(Code that draws figures)
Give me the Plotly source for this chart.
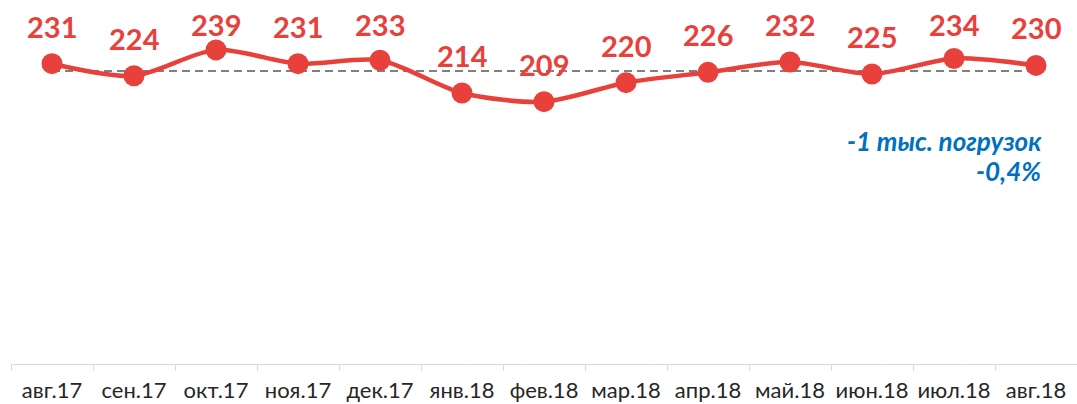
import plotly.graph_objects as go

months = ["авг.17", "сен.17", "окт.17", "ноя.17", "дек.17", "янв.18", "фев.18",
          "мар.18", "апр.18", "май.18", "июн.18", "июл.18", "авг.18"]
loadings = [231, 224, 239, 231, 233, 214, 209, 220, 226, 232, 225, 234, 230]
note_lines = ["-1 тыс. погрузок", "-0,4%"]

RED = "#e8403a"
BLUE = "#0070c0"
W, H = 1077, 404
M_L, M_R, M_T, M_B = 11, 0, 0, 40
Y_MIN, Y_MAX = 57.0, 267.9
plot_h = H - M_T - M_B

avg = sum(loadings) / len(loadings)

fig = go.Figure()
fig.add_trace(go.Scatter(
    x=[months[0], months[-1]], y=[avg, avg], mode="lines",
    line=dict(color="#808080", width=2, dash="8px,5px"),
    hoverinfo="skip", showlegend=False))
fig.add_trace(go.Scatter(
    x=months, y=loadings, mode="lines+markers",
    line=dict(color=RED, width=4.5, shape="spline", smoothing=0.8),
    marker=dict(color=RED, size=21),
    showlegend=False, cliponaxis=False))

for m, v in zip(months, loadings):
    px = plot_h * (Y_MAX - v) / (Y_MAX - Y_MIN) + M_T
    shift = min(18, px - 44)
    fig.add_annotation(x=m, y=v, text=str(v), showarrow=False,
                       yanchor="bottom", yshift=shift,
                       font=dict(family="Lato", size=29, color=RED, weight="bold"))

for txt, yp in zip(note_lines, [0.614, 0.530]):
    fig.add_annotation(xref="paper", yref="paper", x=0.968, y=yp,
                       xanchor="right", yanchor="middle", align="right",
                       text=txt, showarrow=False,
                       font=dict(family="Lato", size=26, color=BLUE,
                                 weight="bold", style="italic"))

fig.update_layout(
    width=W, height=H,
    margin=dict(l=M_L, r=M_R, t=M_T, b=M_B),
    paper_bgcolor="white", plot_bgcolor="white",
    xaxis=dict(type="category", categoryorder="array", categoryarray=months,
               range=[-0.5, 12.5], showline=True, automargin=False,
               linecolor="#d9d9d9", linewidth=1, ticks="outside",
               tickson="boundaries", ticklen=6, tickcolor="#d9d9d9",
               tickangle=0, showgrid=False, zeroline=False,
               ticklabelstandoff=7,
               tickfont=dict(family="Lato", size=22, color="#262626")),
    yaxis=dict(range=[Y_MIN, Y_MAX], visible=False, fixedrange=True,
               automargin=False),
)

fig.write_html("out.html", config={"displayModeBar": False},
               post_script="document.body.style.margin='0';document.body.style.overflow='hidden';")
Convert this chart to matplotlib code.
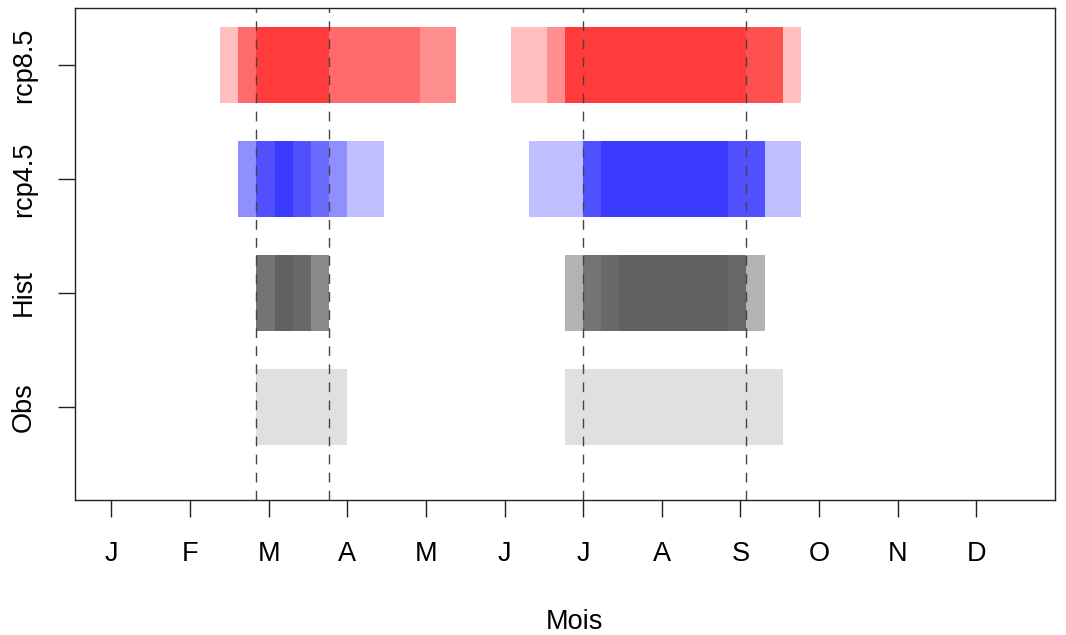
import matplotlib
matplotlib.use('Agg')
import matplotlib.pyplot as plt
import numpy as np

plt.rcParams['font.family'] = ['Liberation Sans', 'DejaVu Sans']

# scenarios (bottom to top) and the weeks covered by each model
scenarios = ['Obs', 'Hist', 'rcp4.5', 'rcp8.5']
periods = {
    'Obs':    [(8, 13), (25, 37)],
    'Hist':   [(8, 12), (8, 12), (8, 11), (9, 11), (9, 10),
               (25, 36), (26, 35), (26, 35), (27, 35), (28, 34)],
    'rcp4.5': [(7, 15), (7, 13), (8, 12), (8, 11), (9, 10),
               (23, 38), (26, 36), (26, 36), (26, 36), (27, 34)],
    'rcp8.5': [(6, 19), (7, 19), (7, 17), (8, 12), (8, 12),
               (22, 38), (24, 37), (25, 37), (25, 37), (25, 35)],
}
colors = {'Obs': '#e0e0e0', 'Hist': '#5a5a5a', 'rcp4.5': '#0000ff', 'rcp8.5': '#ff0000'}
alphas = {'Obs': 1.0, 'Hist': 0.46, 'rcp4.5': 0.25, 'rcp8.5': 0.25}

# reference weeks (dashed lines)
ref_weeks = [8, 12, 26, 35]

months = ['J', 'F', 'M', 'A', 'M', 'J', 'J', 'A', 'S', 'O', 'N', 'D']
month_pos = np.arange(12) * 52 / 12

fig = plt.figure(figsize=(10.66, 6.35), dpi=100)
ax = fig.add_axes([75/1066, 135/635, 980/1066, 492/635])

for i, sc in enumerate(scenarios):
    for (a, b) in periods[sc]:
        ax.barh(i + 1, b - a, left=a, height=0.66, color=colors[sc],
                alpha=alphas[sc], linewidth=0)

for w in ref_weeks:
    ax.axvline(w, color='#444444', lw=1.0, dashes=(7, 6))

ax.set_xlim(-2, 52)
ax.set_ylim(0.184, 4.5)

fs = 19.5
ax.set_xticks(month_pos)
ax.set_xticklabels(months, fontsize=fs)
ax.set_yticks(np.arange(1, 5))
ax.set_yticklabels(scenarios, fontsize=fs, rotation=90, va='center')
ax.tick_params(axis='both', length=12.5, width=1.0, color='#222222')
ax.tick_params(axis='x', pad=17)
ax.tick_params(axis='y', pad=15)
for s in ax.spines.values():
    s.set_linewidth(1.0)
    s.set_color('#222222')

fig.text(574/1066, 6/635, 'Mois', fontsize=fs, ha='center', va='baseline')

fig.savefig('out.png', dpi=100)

CHALLENGE: Every entry should be returned exactly as written, minus the pictures.

RESPONSE TO THE TASK:
Give me the Plotly source for this chart.
import plotly.graph_objects as go

months = ["авг.17", "сен.17", "окт.17", "ноя.17", "дек.17", "янв.18", "фев.18",
          "мар.18", "апр.18", "май.18", "июн.18", "июл.18", "авг.18"]
loadings = [231, 224, 239, 231, 233, 214, 209, 220, 226, 232, 225, 234, 230]
note_lines = ["-1 тыс. погрузок", "-0,4%"]

RED = "#e8403a"
BLUE = "#0070c0"
W, H = 1077, 404
M_L, M_R, M_T, M_B = 11, 0, 0, 40
Y_MIN, Y_MAX = 57.0, 267.9
plot_h = H - M_T - M_B

avg = sum(loadings) / len(loadings)

fig = go.Figure()
fig.add_trace(go.Scatter(
    x=[months[0], months[-1]], y=[avg, avg], mode="lines",
    line=dict(color="#808080", width=2, dash="8px,5px"),
    hoverinfo="skip", showlegend=False))
fig.add_trace(go.Scatter(
    x=months, y=loadings, mode="lines+markers",
    line=dict(color=RED, width=4.5, shape="spline", smoothing=0.8),
    marker=dict(color=RED, size=21),
    showlegend=False, cliponaxis=False))

for m, v in zip(months, loadings):
    px = plot_h * (Y_MAX - v) / (Y_MAX - Y_MIN) + M_T
    shift = min(18, px - 44)
    fig.add_annotation(x=m, y=v, text=str(v), showarrow=False,
                       yanchor="bottom", yshift=shift,
                       font=dict(family="Lato", size=29, color=RED, weight="bold"))

for txt, yp in zip(note_lines, [0.614, 0.530]):
    fig.add_annotation(xref="paper", yref="paper", x=0.968, y=yp,
                       xanchor="right", yanchor="middle", align="right",
                       text=txt, showarrow=False,
                       font=dict(family="Lato", size=26, color=BLUE,
                                 weight="bold", style="italic"))

fig.update_layout(
    width=W, height=H,
    margin=dict(l=M_L, r=M_R, t=M_T, b=M_B),
    paper_bgcolor="white", plot_bgcolor="white",
    xaxis=dict(type="category", categoryorder="array", categoryarray=months,
               range=[-0.5, 12.5], showline=True, automargin=False,
               linecolor="#d9d9d9", linewidth=1, ticks="outside",
               tickson="boundaries", ticklen=6, tickcolor="#d9d9d9",
               tickangle=0, showgrid=False, zeroline=False,
               ticklabelstandoff=7,
               tickfont=dict(family="Lato", size=22, color="#262626")),
    yaxis=dict(range=[Y_MIN, Y_MAX], visible=False, fixedrange=True,
               automargin=False),
)

fig.write_html("out.html", config={"displayModeBar": False},
               post_script="document.body.style.margin='0';document.body.style.overflow='hidden';")
Convert this chart to matplotlib code.
import matplotlib
matplotlib.use('Agg')
import matplotlib.pyplot as plt
import numpy as np

plt.rcParams['font.family'] = ['Liberation Sans', 'DejaVu Sans']

# scenarios (bottom to top) and the weeks covered by each model
scenarios = ['Obs', 'Hist', 'rcp4.5', 'rcp8.5']
periods = {
    'Obs':    [(8, 13), (25, 37)],
    'Hist':   [(8, 12), (8, 12), (8, 11), (9, 11), (9, 10),
               (25, 36), (26, 35), (26, 35), (27, 35), (28, 34)],
    'rcp4.5': [(7, 15), (7, 13), (8, 12), (8, 11), (9, 10),
               (23, 38), (26, 36), (26, 36), (26, 36), (27, 34)],
    'rcp8.5': [(6, 19), (7, 19), (7, 17), (8, 12), (8, 12),
               (22, 38), (24, 37), (25, 37), (25, 37), (25, 35)],
}
colors = {'Obs': '#e0e0e0', 'Hist': '#5a5a5a', 'rcp4.5': '#0000ff', 'rcp8.5': '#ff0000'}
alphas = {'Obs': 1.0, 'Hist': 0.46, 'rcp4.5': 0.25, 'rcp8.5': 0.25}

# reference weeks (dashed lines)
ref_weeks = [8, 12, 26, 35]

months = ['J', 'F', 'M', 'A', 'M', 'J', 'J', 'A', 'S', 'O', 'N', 'D']
month_pos = np.arange(12) * 52 / 12

fig = plt.figure(figsize=(10.66, 6.35), dpi=100)
ax = fig.add_axes([75/1066, 135/635, 980/1066, 492/635])

for i, sc in enumerate(scenarios):
    for (a, b) in periods[sc]:
        ax.barh(i + 1, b - a, left=a, height=0.66, color=colors[sc],
                alpha=alphas[sc], linewidth=0)

for w in ref_weeks:
    ax.axvline(w, color='#444444', lw=1.0, dashes=(7, 6))

ax.set_xlim(-2, 52)
ax.set_ylim(0.184, 4.5)

fs = 19.5
ax.set_xticks(month_pos)
ax.set_xticklabels(months, fontsize=fs)
ax.set_yticks(np.arange(1, 5))
ax.set_yticklabels(scenarios, fontsize=fs, rotation=90, va='center')
ax.tick_params(axis='both', length=12.5, width=1.0, color='#222222')
ax.tick_params(axis='x', pad=17)
ax.tick_params(axis='y', pad=15)
for s in ax.spines.values():
    s.set_linewidth(1.0)
    s.set_color('#222222')

fig.text(574/1066, 6/635, 'Mois', fontsize=fs, ha='center', va='baseline')

fig.savefig('out.png', dpi=100)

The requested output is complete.